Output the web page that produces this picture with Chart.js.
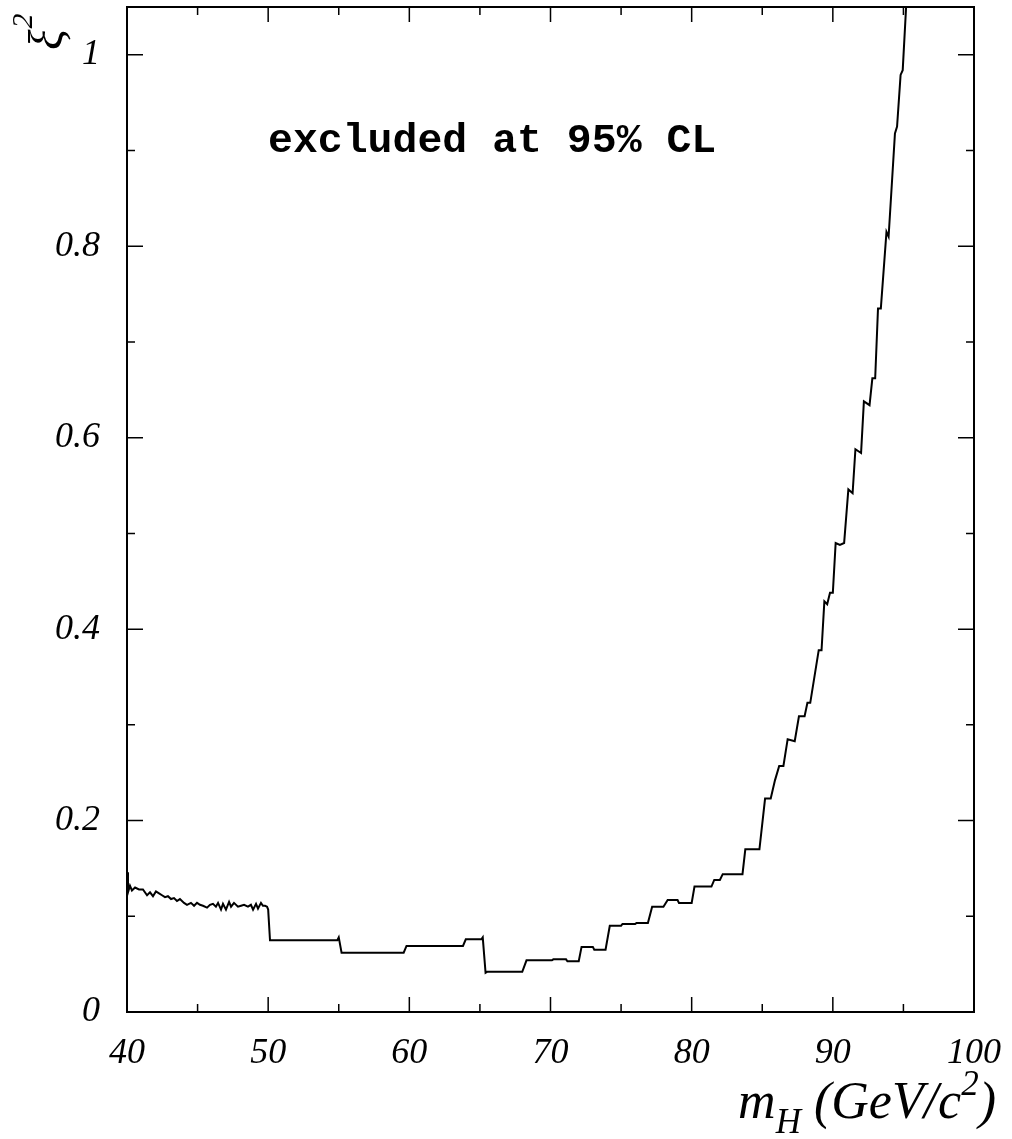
<!DOCTYPE html>
<html>
<head>
<meta charset="utf-8">
<script src="https://cdn.jsdelivr.net/npm/chart.js@4.4.1/dist/chart.umd.min.js"></script>
<style>
html, body { margin: 0; padding: 0; background: #fff; }
canvas { display: block; }
</style>
</head>
<body>
<canvas id="limitChart" width="1012" height="1139"></canvas>
<script>
// Higgs mass (GeV/c^2) and excluded xi^2 at 95% CL
const massValues = [
  40.0, 40.07, 40.21, 40.35, 40.57, 40.85, 41.13, 41.42, 41.63, 41.84,
  42.05, 42.27, 42.48, 42.69, 42.90, 43.12, 43.33, 43.54, 43.75, 44.04,
  44.25, 44.53, 44.75, 44.96, 45.17, 45.38, 45.67, 45.88, 46.09, 46.30,
  46.45, 46.66, 46.80, 47.01, 47.23, 47.37, 47.58, 47.86, 48.08, 48.29,
  48.57, 48.78, 48.93, 49.14, 49.28, 49.49, 49.63, 49.78, 49.92, 50.0,
  50.13, 54.9, 55.0, 55.2, 59.6, 59.8, 63.8, 64.0, 65.1, 65.2,
  65.4, 65.5, 68.0, 68.3, 70.1, 70.2, 71.1, 71.2, 72.0, 72.2,
  73.0, 73.1, 73.9, 74.2, 75.0, 75.1, 76.0, 76.1, 76.9, 77.2,
  78.0, 78.3, 79.0, 79.1, 80.0, 80.2, 81.4, 81.6, 82.0, 82.2,
  83.6, 83.8, 84.8, 85.2, 85.6, 85.9, 86.2, 86.5, 86.8, 87.3,
  87.6, 88.0, 88.2, 88.4, 89.0, 89.2, 89.4, 89.6, 89.8, 90.0,
  90.2, 90.5, 90.8, 91.1, 91.4, 91.6, 92.0, 92.2, 92.6, 92.8,
  93.0, 93.2, 93.4, 93.8, 93.95, 94.4, 94.55, 94.8, 94.95, 95.3
];
const xiLimit = [
  0.146, 0.125, 0.132, 0.127, 0.130, 0.128, 0.128, 0.122, 0.125, 0.121,
  0.126, 0.124, 0.122, 0.120, 0.121, 0.118, 0.119, 0.116, 0.118, 0.114,
  0.112, 0.114, 0.111, 0.114, 0.112, 0.111, 0.109, 0.112, 0.113, 0.110,
  0.114, 0.107, 0.113, 0.107, 0.115, 0.110, 0.114, 0.110, 0.111, 0.112,
  0.110, 0.112, 0.107, 0.113, 0.108, 0.114, 0.111, 0.111, 0.110, 0.107,
  0.075, 0.075, 0.078, 0.062, 0.062, 0.069, 0.069, 0.076, 0.076, 0.078,
  0.041, 0.042, 0.042, 0.054, 0.054, 0.055, 0.055, 0.053, 0.053, 0.068,
  0.068, 0.065, 0.065, 0.090, 0.090, 0.092, 0.092, 0.093, 0.093, 0.110,
  0.110, 0.117, 0.117, 0.114, 0.114, 0.131, 0.131, 0.138, 0.138, 0.144,
  0.144, 0.170, 0.170, 0.223, 0.223, 0.242, 0.257, 0.257, 0.285, 0.283,
  0.309, 0.309, 0.323, 0.323, 0.378, 0.378, 0.429, 0.426, 0.438, 0.438,
  0.490, 0.488, 0.490, 0.546, 0.542, 0.588, 0.584, 0.638, 0.634, 0.662,
  0.662, 0.735, 0.735, 0.815, 0.810, 0.918, 0.925, 0.979, 0.984, 1.08
];
const xTickValues = [40, 50, 60, 70, 80, 90, 100];
const yTickValues = [0, 0.2, 0.4, 0.6, 0.8, 1];
const yTickLabels = ['0', '0.2', '0.4', '0.6', '0.8', '1'];

const serif = '"Liberation Serif", "Times New Roman", serif';

// frame, inward ticks on all four sides and the texts
const framePlugin = {
  id: 'frame',
  afterDraw(chart) {
    const { ctx, chartArea: a, scales: { x, y } } = chart;
    ctx.save();
    ctx.strokeStyle = '#000';
    ctx.lineWidth = 2;
    ctx.strokeRect(a.left, a.top, a.right - a.left, a.bottom - a.top);

    ctx.lineWidth = 1.5;
    ctx.beginPath();
    for (let v = 40; v <= 100; v += 5) {
      const px = x.getPixelForValue(v);
      const len = v % 10 === 0 ? 15 : 8;
      ctx.moveTo(px, a.bottom); ctx.lineTo(px, a.bottom - len);
      ctx.moveTo(px, a.top); ctx.lineTo(px, a.top + len);
    }
    for (let i = 0; i <= 10; i++) {
      const py = y.getPixelForValue(i / 10);
      const len = i % 2 === 0 ? 16 : 8;
      ctx.moveTo(a.left, py); ctx.lineTo(a.left + len, py);
      ctx.moveTo(a.right, py); ctx.lineTo(a.right - len, py);
    }
    ctx.stroke();

    ctx.fillStyle = '#000';
    ctx.textBaseline = 'alphabetic';

    // annotation
    ctx.font = 'bold 41.5px "Liberation Mono", "Courier New", monospace';
    ctx.textAlign = 'left';
    ctx.fillText('excluded at 95% CL', 268, 152);

    // x title: m_H (GeV/c^2), ending a bit past the axis
    const big = 'italic 52px ' + serif;
    const small = 'italic 35px ' + serif;
    const parts = [
      ['m', big, 0], ['H', small, 15], [' (GeV/c', big, 0], ['2', small, -23], [')', big, 0]
    ];
    let w = 0;
    parts.forEach(p => { ctx.font = p[1]; w += ctx.measureText(p[0]).width; });
    let cx = 996 - w;
    parts.forEach(p => {
      ctx.font = p[1];
      ctx.fillText(p[0], cx, 1118 + p[2]);
      cx += ctx.measureText(p[0]).width;
    });

    // y title: xi^2, rotated
    ctx.translate(62, 50);
    ctx.rotate(-Math.PI / 2);
    ctx.font = 'italic 48px ' + serif;
    ctx.fillText('ξ', 0, 0);
    const xw = ctx.measureText('ξ').width;
    ctx.font = 'italic 30px ' + serif;
    ctx.fillText('2', xw + 1, -30);
    ctx.restore();
  }
};

new Chart(document.getElementById('limitChart'), {
  type: 'scatter',
  data: {
    datasets: [{
      data: massValues.map((m, i) => ({ x: m, y: xiLimit[i] })),
      showLine: true,
      borderColor: '#000',
      borderWidth: 2,
      pointRadius: 0,
      tension: 0
    }]
  },
  options: {
    responsive: false,
    animation: false,
    devicePixelRatio: 1,
    layout: { padding: { top: 7, right: 38, left: 0, bottom: 0 } },
    plugins: { legend: { display: false }, tooltip: { enabled: false } },
    scales: {
      x: {
        type: 'linear',
        min: 40,
        max: 100,
        grid: { display: false, drawTicks: false },
        border: { display: false },
        afterFit: s => { s.height = 127; s.paddingLeft = 0; s.paddingRight = 0; },
        afterBuildTicks: s => { s.ticks = xTickValues.map(v => ({ value: v })); },
        ticks: {
          padding: 20,
          maxRotation: 0,
          autoSkip: false,
          color: '#000',
          font: { family: serif, style: 'italic', size: 36 },
          callback: v => String(v)
        }
      },
      y: {
        type: 'linear',
        min: 0,
        max: 1.05,
        grid: { display: false, drawTicks: false },
        border: { display: false },
        afterFit: s => { s.width = 127; s.paddingTop = 0; s.paddingBottom = 0; },
        afterBuildTicks: s => { s.ticks = yTickValues.map(v => ({ value: v })); },
        ticks: {
          padding: 27,
          autoSkip: false,
          color: '#000',
          font: { family: serif, style: 'italic', size: 36 },
          callback: v => yTickLabels[yTickValues.indexOf(v)] ?? ''
        }
      }
    }
  },
  plugins: [framePlugin]
});
</script>
</body>
</html>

******

**Aim**
Transcribe the material exactly, keeping every word and none of the pictures.

**Written reply**
Output the web page that produces this picture with Chart.js.
<!DOCTYPE html>
<html>
<head>
<meta charset="utf-8">
<script src="https://cdn.jsdelivr.net/npm/chart.js@4.4.1/dist/chart.umd.min.js"></script>
<style>
html, body { margin: 0; padding: 0; background: #fff; }
canvas { display: block; }
</style>
</head>
<body>
<canvas id="limitChart" width="1012" height="1139"></canvas>
<script>
// Higgs mass (GeV/c^2) and excluded xi^2 at 95% CL
const massValues = [
  40.0, 40.07, 40.21, 40.35, 40.57, 40.85, 41.13, 41.42, 41.63, 41.84,
  42.05, 42.27, 42.48, 42.69, 42.90, 43.12, 43.33, 43.54, 43.75, 44.04,
  44.25, 44.53, 44.75, 44.96, 45.17, 45.38, 45.67, 45.88, 46.09, 46.30,
  46.45, 46.66, 46.80, 47.01, 47.23, 47.37, 47.58, 47.86, 48.08, 48.29,
  48.57, 48.78, 48.93, 49.14, 49.28, 49.49, 49.63, 49.78, 49.92, 50.0,
  50.13, 54.9, 55.0, 55.2, 59.6, 59.8, 63.8, 64.0, 65.1, 65.2,
  65.4, 65.5, 68.0, 68.3, 70.1, 70.2, 71.1, 71.2, 72.0, 72.2,
  73.0, 73.1, 73.9, 74.2, 75.0, 75.1, 76.0, 76.1, 76.9, 77.2,
  78.0, 78.3, 79.0, 79.1, 80.0, 80.2, 81.4, 81.6, 82.0, 82.2,
  83.6, 83.8, 84.8, 85.2, 85.6, 85.9, 86.2, 86.5, 86.8, 87.3,
  87.6, 88.0, 88.2, 88.4, 89.0, 89.2, 89.4, 89.6, 89.8, 90.0,
  90.2, 90.5, 90.8, 91.1, 91.4, 91.6, 92.0, 92.2, 92.6, 92.8,
  93.0, 93.2, 93.4, 93.8, 93.95, 94.4, 94.55, 94.8, 94.95, 95.3
];
const xiLimit = [
  0.146, 0.125, 0.132, 0.127, 0.130, 0.128, 0.128, 0.122, 0.125, 0.121,
  0.126, 0.124, 0.122, 0.120, 0.121, 0.118, 0.119, 0.116, 0.118, 0.114,
  0.112, 0.114, 0.111, 0.114, 0.112, 0.111, 0.109, 0.112, 0.113, 0.110,
  0.114, 0.107, 0.113, 0.107, 0.115, 0.110, 0.114, 0.110, 0.111, 0.112,
  0.110, 0.112, 0.107, 0.113, 0.108, 0.114, 0.111, 0.111, 0.110, 0.107,
  0.075, 0.075, 0.078, 0.062, 0.062, 0.069, 0.069, 0.076, 0.076, 0.078,
  0.041, 0.042, 0.042, 0.054, 0.054, 0.055, 0.055, 0.053, 0.053, 0.068,
  0.068, 0.065, 0.065, 0.090, 0.090, 0.092, 0.092, 0.093, 0.093, 0.110,
  0.110, 0.117, 0.117, 0.114, 0.114, 0.131, 0.131, 0.138, 0.138, 0.144,
  0.144, 0.170, 0.170, 0.223, 0.223, 0.242, 0.257, 0.257, 0.285, 0.283,
  0.309, 0.309, 0.323, 0.323, 0.378, 0.378, 0.429, 0.426, 0.438, 0.438,
  0.490, 0.488, 0.490, 0.546, 0.542, 0.588, 0.584, 0.638, 0.634, 0.662,
  0.662, 0.735, 0.735, 0.815, 0.810, 0.918, 0.925, 0.979, 0.984, 1.08
];
const xTickValues = [40, 50, 60, 70, 80, 90, 100];
const yTickValues = [0, 0.2, 0.4, 0.6, 0.8, 1];
const yTickLabels = ['0', '0.2', '0.4', '0.6', '0.8', '1'];

const serif = '"Liberation Serif", "Times New Roman", serif';

// frame, inward ticks on all four sides and the texts
const framePlugin = {
  id: 'frame',
  afterDraw(chart) {
    const { ctx, chartArea: a, scales: { x, y } } = chart;
    ctx.save();
    ctx.strokeStyle = '#000';
    ctx.lineWidth = 2;
    ctx.strokeRect(a.left, a.top, a.right - a.left, a.bottom - a.top);

    ctx.lineWidth = 1.5;
    ctx.beginPath();
    for (let v = 40; v <= 100; v += 5) {
      const px = x.getPixelForValue(v);
      const len = v % 10 === 0 ? 15 : 8;
      ctx.moveTo(px, a.bottom); ctx.lineTo(px, a.bottom - len);
      ctx.moveTo(px, a.top); ctx.lineTo(px, a.top + len);
    }
    for (let i = 0; i <= 10; i++) {
      const py = y.getPixelForValue(i / 10);
      const len = i % 2 === 0 ? 16 : 8;
      ctx.moveTo(a.left, py); ctx.lineTo(a.left + len, py);
      ctx.moveTo(a.right, py); ctx.lineTo(a.right - len, py);
    }
    ctx.stroke();

    ctx.fillStyle = '#000';
    ctx.textBaseline = 'alphabetic';

    // annotation
    ctx.font = 'bold 41.5px "Liberation Mono", "Courier New", monospace';
    ctx.textAlign = 'left';
    ctx.fillText('excluded at 95% CL', 268, 152);

    // x title: m_H (GeV/c^2), ending a bit past the axis
    const big = 'italic 52px ' + serif;
    const small = 'italic 35px ' + serif;
    const parts = [
      ['m', big, 0], ['H', small, 15], [' (GeV/c', big, 0], ['2', small, -23], [')', big, 0]
    ];
    let w = 0;
    parts.forEach(p => { ctx.font = p[1]; w += ctx.measureText(p[0]).width; });
    let cx = 996 - w;
    parts.forEach(p => {
      ctx.font = p[1];
      ctx.fillText(p[0], cx, 1118 + p[2]);
      cx += ctx.measureText(p[0]).width;
    });

    // y title: xi^2, rotated
    ctx.translate(62, 50);
    ctx.rotate(-Math.PI / 2);
    ctx.font = 'italic 48px ' + serif;
    ctx.fillText('ξ', 0, 0);
    const xw = ctx.measureText('ξ').width;
    ctx.font = 'italic 30px ' + serif;
    ctx.fillText('2', xw + 1, -30);
    ctx.restore();
  }
};

new Chart(document.getElementById('limitChart'), {
  type: 'scatter',
  data: {
    datasets: [{
      data: massValues.map((m, i) => ({ x: m, y: xiLimit[i] })),
      showLine: true,
      borderColor: '#000',
      borderWidth: 2,
      pointRadius: 0,
      tension: 0
    }]
  },
  options: {
    responsive: false,
    animation: false,
    devicePixelRatio: 1,
    layout: { padding: { top: 7, right: 38, left: 0, bottom: 0 } },
    plugins: { legend: { display: false }, tooltip: { enabled: false } },
    scales: {
      x: {
        type: 'linear',
        min: 40,
        max: 100,
        grid: { display: false, drawTicks: false },
        border: { display: false },
        afterFit: s => { s.height = 127; s.paddingLeft = 0; s.paddingRight = 0; },
        afterBuildTicks: s => { s.ticks = xTickValues.map(v => ({ value: v })); },
        ticks: {
          padding: 20,
          maxRotation: 0,
          autoSkip: false,
          color: '#000',
          font: { family: serif, style: 'italic', size: 36 },
          callback: v => String(v)
        }
      },
      y: {
        type: 'linear',
        min: 0,
        max: 1.05,
        grid: { display: false, drawTicks: false },
        border: { display: false },
        afterFit: s => { s.width = 127; s.paddingTop = 0; s.paddingBottom = 0; },
        afterBuildTicks: s => { s.ticks = yTickValues.map(v => ({ value: v })); },
        ticks: {
          padding: 27,
          autoSkip: false,
          color: '#000',
          font: { family: serif, style: 'italic', size: 36 },
          callback: v => yTickLabels[yTickValues.indexOf(v)] ?? ''
        }
      }
    }
  },
  plugins: [framePlugin]
});
</script>
</body>
</html>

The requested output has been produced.